C'est pourquoi, si l'exploitation devait un jour être
appréciée au regard « des intérêts et
de la volonté du peuple du Sahara Occidental », selon les
termes de l'avis, cette donnée démographique sera
à bien considérer selon nous.
Le
Conseil de sécurité ne s'est pas prononcé sur
les implications de l'avis juridique. Un délégué
d'un Etat membre a déclaré que « bien que le
Conseil n'ait pas pris de décision, nous avons levé le
drapeau rouge au Maroc » 13.
Au terme de tant d'années pour une résolution du
conflit, cela est pour le moins un bien petit geste. D'autant plus
que si l'on veut bien voir au-delà de l'ambiguïté
de l'avis, le constat qu'en dehors d'un positionnement clair du
Conseil de sécurité, le droit international et son
universalisme est renvoyé à une époque où
ce droit dit classique consistait en des relations
inter-étatiques fondées sur la
réciprocité.
L'avis illustre donc la dichotomie des Nations Unies entre
l'Assemblée générale et le droit international
d'une part, et le Conseil de sécurité et les
impérieuses contingences de la real politik d'autre part. Il
rappelle le déclin du poids de l'Assemblée
générale qui fût essentielle dans le mouvement du
droit des peuples à disposer d'eux-mêmes à partir
des années 60.
07 mars 2002
1 Colloque des juristes sur le Sahara Occidental, éditions l'Harmattan.

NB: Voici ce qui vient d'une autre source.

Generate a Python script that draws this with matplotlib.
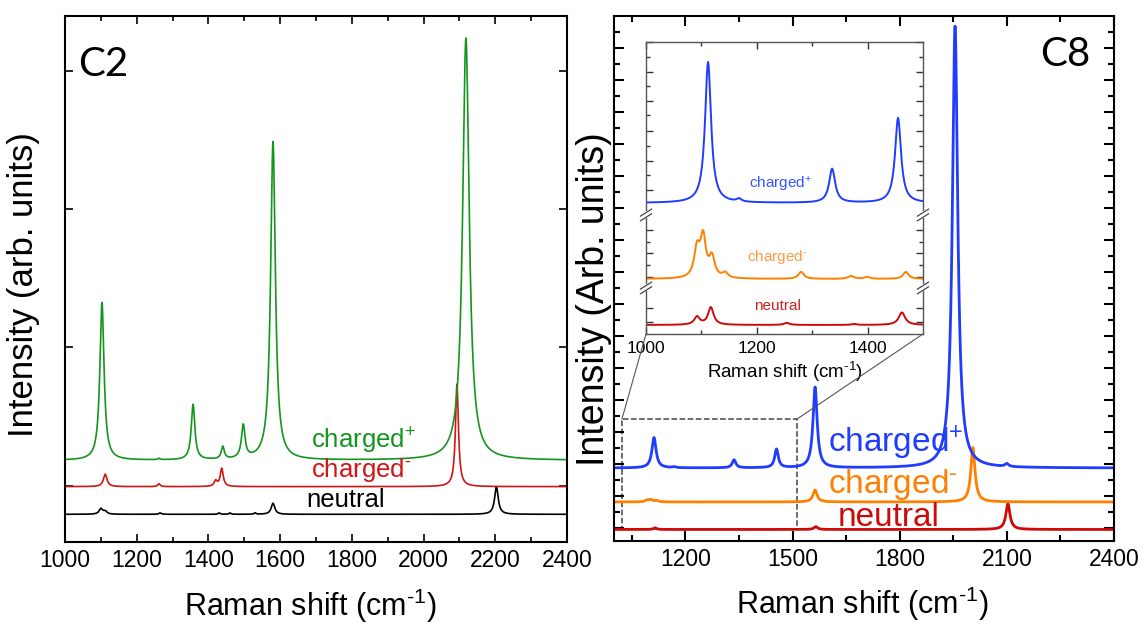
import numpy as np
import matplotlib
matplotlib.use('Agg')
import matplotlib.pyplot as plt
from matplotlib.patches import Rectangle, ConnectionPatch

plt.rcParams['font.family'] = ['Liberation Sans', 'DejaVu Sans']
plt.rcParams['mathtext.fontset'] = 'custom'
plt.rcParams['mathtext.rm'] = 'Liberation Sans'
plt.rcParams['mathtext.default'] = 'regular'

# ---- C2 panel: baseline, peak centres (cm-1), heights, half widths ----
c2_neu_base = 0.20
c2_neu_pos = [1100, 1112, 1265, 1430, 1460, 1530, 1580, 2203]
c2_neu_amp = [0.04, 0.02, 0.01, 0.01, 0.01, 0.01, 0.08, 0.20]
c2_neu_wid = [6, 6, 4, 3, 3, 3, 6, 6]

c2_neg_base = 0.40
c2_neg_pos = [1112, 1262, 1420, 1437, 2093]
c2_neg_amp = [0.09, 0.02, 0.04, 0.13, 0.74]
c2_neg_wid = [6, 4, 5, 5, 5]

c2_pos_base = 0.59
c2_pos_pos = [1103, 1262, 1357, 1440, 1497, 1580, 2118]
c2_pos_amp = [1.14, 0.01, 0.40, 0.09, 0.24, 2.30, 3.05]
c2_pos_wid = [7, 3, 6, 5, 6, 8, 11]

# ---- C8 panel ----
c8_neu_base = 0.36
c8_neu_pos = [1115, 1565, 2103]
c8_neu_amp = [0.05, 0.09, 0.80]
c8_neu_wid = [5, 6, 7]

c8_neg_base = 1.22
c8_neg_pos = [1092, 1103, 1119, 1563, 2005]
c8_neg_amp = [0.05, 0.07, 0.04, 0.37, 1.70]
c8_neg_wid = [6, 6, 6, 7, 7]

c8_pos_base = 2.28
c8_pos_pos = [1112, 1168, 1336, 1455, 1563, 1955, 2100]
c8_pos_amp = [0.95, 0.03, 0.25, 0.58, 2.52, 13.8, 0.09]
c8_pos_wid = [7, 5, 6, 6, 7, 9, 6]

# ---- C8 inset (1000-1500 cm-1), stacked with breaks ----
in_neu_base = 9
in_neu_pos = [1092, 1117, 1254, 1375, 1462]
in_neu_amp = [8, 17.5, 2, 1, 12.5]
in_neu_wid = [6, 6, 6, 5, 7]

in_neg_base = 55
in_neg_pos = [1092, 1103, 1119, 1143, 1280, 1370, 1399, 1469]
in_neg_amp = [28, 40, 20, 5, 7, 3, 2, 7]
in_neg_wid = [6, 6, 6, 6, 6, 6, 6, 6]

in_pos_base = 131
in_pos_pos = [1112, 1168, 1336, 1455]
in_pos_amp = [141, 3, 34, 85]
in_pos_wid = [6.5, 5, 6.5, 6.5]

PLUS = 'charged$^{\\text{+}}$'
MINUS = 'charged$^{\\text{-}}$'
XLAB = 'Raman shift (cm$^{\\text{-1}}$)'


def spectrum(x, base, pos, amp, wid):
    y = np.full_like(x, base, dtype=float)
    for p, a, w in zip(pos, amp, wid):
        y += a * w**2 / ((x - p)**2 + w**2)
    return y


x = np.arange(1000, 2401, 1.0)
xi = np.arange(1000, 1501, 1.0)

fig = plt.figure(figsize=(11.43, 6.26), dpi=100)
ax1 = fig.add_axes([0.0569, 0.1342, 0.4392, 0.8403])
ax2 = fig.add_axes([0.5372, 0.1358, 0.4374, 0.8387])

for sp in list(ax1.spines.values()) + list(ax2.spines.values()):
    sp.set_linewidth(1.5)

# left panel
ax1.plot(x, spectrum(x, c2_neu_base, c2_neu_pos, c2_neu_amp, c2_neu_wid), color='black', lw=1.2)
ax1.plot(x, spectrum(x, c2_neg_base, c2_neg_pos, c2_neg_amp, c2_neg_wid), color='#d01515', lw=1.2)
ax1.plot(x, spectrum(x, c2_pos_base, c2_pos_pos, c2_pos_amp, c2_pos_wid), color='#14961e', lw=1.2)
ax1.set_xlim(1000, 2400)
ax1.set_ylim(0, 3.80)
ax1.set_xticks(np.arange(1000, 2401, 200))
ax1.set_xticks(np.arange(1100, 2400, 200), minor=True)
ax1.set_yticks([0.405, 1.405, 2.405, 3.405])
ax1.set_yticklabels([])
ax1.tick_params(which='both', direction='in', top=True, right=True, labelsize=16.5, pad=5)
ax1.tick_params(which='major', length=6, width=1.2)
ax1.tick_params(which='minor', length=3.5, width=1.2)
ax1.set_xlabel(XLAB, fontsize=22)
ax1.xaxis.set_label_coords(0.488, -0.085)
ax1.set_ylabel('Intensity (arb. units)', fontsize=25)
ax1.yaxis.set_label_coords(-0.05, 0.489)
ax1.text(1106, 3.45, 'C2', fontsize=29, family=['Lato', 'DejaVu Sans'], ha='center', va='center')
ax1.text(1686, 0.73, PLUS, color='#14961e', fontsize=18.5, ha='left', va='center')
ax1.text(1686, 0.52, MINUS, color='#d01515', fontsize=18.5, ha='left', va='center')
ax1.text(1672, 0.30, 'neutral', color='black', fontsize=18.5, ha='left', va='center')

# right panel
ax2.plot(x, spectrum(x, c8_neu_base, c8_neu_pos, c8_neu_amp, c8_neu_wid), color='#cc0a0a', lw=2)
ax2.plot(x, spectrum(x, c8_neg_base, c8_neg_pos, c8_neg_amp, c8_neg_wid), color='#ff8000', lw=2)
ax2.plot(x, spectrum(x, c8_pos_base, c8_pos_pos, c8_pos_amp, c8_pos_wid), color='#1f3cff', lw=2)
ax2.set_xlim(1000, 2400)
ax2.set_ylim(0, 16.4)
ax2.set_xticks(np.arange(1200, 2401, 300))
ax2.set_xticks(np.arange(1050, 2400, 300), minor=True)
ax2.set_yticks(np.arange(0.406, 16.4, 1.0))
ax2.set_yticks(np.arange(0.906, 16.4, 1.0), minor=True)
ax2.set_yticklabels([])
ax2.tick_params(which='both', direction='in', top=True, right=True, labelsize=16.5, pad=5)
ax2.tick_params(which='major', length=7, width=1.5)
ax2.tick_params(which='minor', length=4, width=1.5)
ax2.set_xlabel(XLAB, fontsize=22)
ax2.xaxis.set_label_coords(0.496, -0.083)
ax2.set_ylabel('Intensity (Arb. units)', fontsize=27)
ax2.yaxis.set_label_coords(-0.004, 0.46)
ax2.text(2263, 15.2, 'C8', fontsize=29, family=['Lato', 'DejaVu Sans'], ha='center', va='center')
ax2.text(1599, 3.06, PLUS, color='#1f3cff', fontsize=24, ha='left', va='center')
ax2.text(1599, 1.75, MINUS, color='#ff8000', fontsize=24, ha='left', va='center')
ax2.text(1627, 0.72, 'neutral', color='#cc0a0a', fontsize=24, ha='left', va='center')

# zoom box
ax2.add_patch(Rectangle((1022, 0.375), 490, 3.43, fill=False, ls='--', lw=1.1, ec='#444444'))

# inset
ax3 = fig.add_axes([0.5652, 0.4665, 0.2423, 0.4665])
for sp in ax3.spines.values():
    sp.set_color('#555555')
    sp.set_linewidth(1.0)
ax3.plot(xi, spectrum(xi, in_neu_base, in_neu_pos, in_neu_amp, in_neu_wid), color='#cc0a0a', lw=1.4)
ax3.plot(xi, spectrum(xi, in_neg_base, in_neg_pos, in_neg_amp, in_neg_wid), color='#ff8000', lw=1.4)
ax3.plot(xi, spectrum(xi, in_pos_base, in_pos_pos, in_pos_amp, in_pos_wid), color='#1f3cff', lw=1.4)
ax3.set_xlim(1000, 1500)
ax3.set_ylim(0, 292)
ax3.set_xticks([1000, 1200, 1400])
ax3.set_xticks([1100, 1300], minor=True)
ax3.set_yticks([12, 26, 57, 81, 104, 144, 173, 203, 233, 262, 292])
ax3.set_yticks([69, 92, 159, 188, 219, 248, 277], minor=True)
ax3.set_yticklabels([])
ax3.tick_params(which='both', direction='in', top=True, right=True, labelsize=12.5, pad=5, color='#333333')
ax3.tick_params(which='major', length=5, width=1)
ax3.tick_params(which='minor', length=3, width=1)
ax3.set_xlabel(XLAB, fontsize=13.5, labelpad=3)
ax3.text(1242, 149, PLUS, color='#3355ff', fontsize=11, ha='center', va='center')
ax3.text(1236, 77, MINUS, color='#ff9a40', fontsize=11, ha='center', va='center')
ax3.text(1238, 28, 'neutral', color='#d02020', fontsize=11, ha='center', va='center')

# axis break marks on the inset
for yb in [119 / 292, 46 / 292]:
    for xb in [0, 1]:
        ax3.add_patch(Rectangle((xb - 0.012, yb - 0.012), 0.024, 0.024, transform=ax3.transAxes,
                                fc='white', ec='none', clip_on=False, zorder=5))
        for dy in [-0.008, 0.008]:
            ax3.plot([xb - 0.02, xb + 0.02], [yb + dy - 0.012, yb + dy + 0.012], transform=ax3.transAxes,
                     color='#444444', lw=0.9, clip_on=False, zorder=6)

# lines linking zoom box to inset
for xa, xf in [(1022, 0), (1512, 1)]:
    con = ConnectionPatch(xyA=(xa, 3.805), coordsA=ax2.transData, xyB=(xf, 0), coordsB=ax3.transAxes,
                          color='#555555', lw=0.8)
    fig.add_artist(con)

fig.savefig('out.png', dpi=100)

2 Dahirs d'application des loi n° 1.73.211 du 2 mars 1973, et n° 1.81.179 du 8 avril 1981.
3 Entretien paru dans le Figaro du 3 septembre 2001.
4 Résolutions 1514 et 1541 adoptées en décembre 1960.
5 Article 73 de la Charte des Nations Unies.
6 La résolution 2625 du 24 octobre 1970 portant Déclaration sur les relations amicales entre les Etats.
7 La résolution d'octobre 1999 relative aux activités économiques et autres préjudiciables aux intérêts des peuples des territoires non autonomes.
8 La résolution du 10 décembre 1997 relative aux activités économiques et autres préjudiciables aux intérêts des peuples des territoires non autonomes.
9 Résolution 2621 adoptée le 12 octobre 1970.
11 L'organe créé par la résolution 2248 en 1967 est chargé d'administrer le territoire, alors que la résolution 2145 adoptée l'année précédente déchoit l'Afrique du Sud de son mandat de puissance administrante.
12 Administration Transitoire des Nations Unies au Timor Oriental.
13 ARSO actualités hebdomadaires semaine 08.